The elites look down upon the ideal of populism not because they don’t want to be popular (they deeply want to be popular) and not because they don’t want the people to agree with their views (they very clearly think their views should be the only views), but rather, they look down upon the ideal of populism because they view the citizens not as rational adults, but instead as children who need to be prodded, nudged, and incentivised to take the proper view of matters, by which of course they mean their own view of matter. They don’t want to serve the people, they want to be the engineers and architects of an explicitly parental state designed to change the people into lesser versions of themselves that they can trust to make the ‘right’ choices.
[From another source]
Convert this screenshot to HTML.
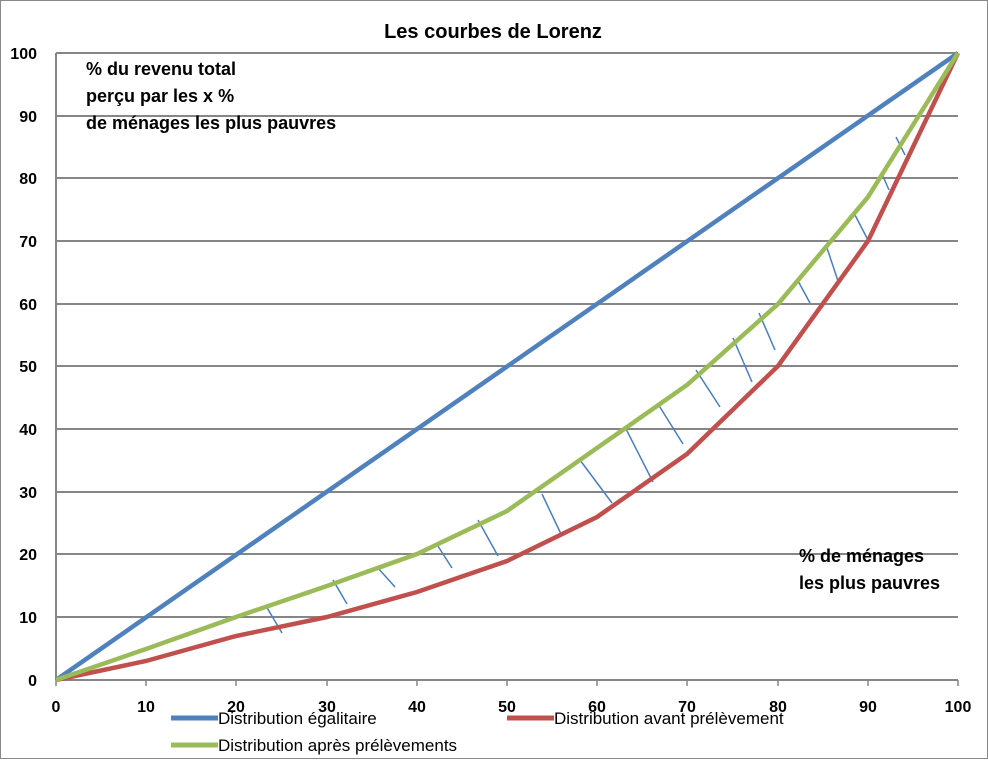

The danger here is that populism does not mean simply doing what is popular at any one-time, swinging from one position to the next as opinion polls are released, rather populism is, in its purest form, a belief that the citizens of a country, as a whole, should be represented and that government should serve the people of the state. Populism is not a detriment to a democratic society, it is in fact an intrinsic part of a democratic society. To say that one is against all manifestations of populism is to say that one is against the representation of the people, and that is a profoundly undemocratic viewpoint to have. Unrestrained populism is an issue, but to forsake any ideal of populism out of fear of unrestrained populism is to say that neither the people nor their political representatives can be trusted and that is to say that you do not believe democracies can be trusted.
And that is what we have seen, in America following the election of Donald Trump, in Europe following the rise of new nationalistic movements, a movement amongst the elite, particularly the socially liberal elite, to disavow large segments of the population and, in doing so, to both disavow the principle of equal representation and to fully showcase that they do not think the views of certain segments of the population are worthy of representation. One need only look at the mass of articles produced in the American media in the months following the election of Donald Trump to see that there was a substantial movement aimed, not at explaining why people would vote for Trump, but rather to identify those who had voted for Trump in order to more effectively condemn them for having had the audacity to reject the candidate of the elite and vote for someone so populist, so far outside what elites would tell us is acceptable. We’ve seen the same sort of thing happening in Europe to those who argue that perhaps the EU has too much power, that perhaps the EU should have a hard external border, that perhaps integration is an important part of keeping a society functioning following an influx of migrants, and that perhaps we should be asking ourselves if multiculturalism is a god that failed.
It is not possible to decry the will of the people, neither to use charges of populism to lessen the people’s ability to speak about the issues that concern them, nor to seek to hammer the people into a shape more fitting to your eyes without moving from the servant of the people to the master of the people. And that is precisely the point here. The movement against populism is merely one part of a greater movement of the elites against the people, against the idea that it is the people themselves who should shape and control their own lives, not the state, nor the cultural apparatus, not the media, but the people, and that the state should be an organic outgrowing of the will of the people as to how they will rule themselves, not a machine architected by those who tell themselves they are greater than the people they seek to shape, and ultimately rule.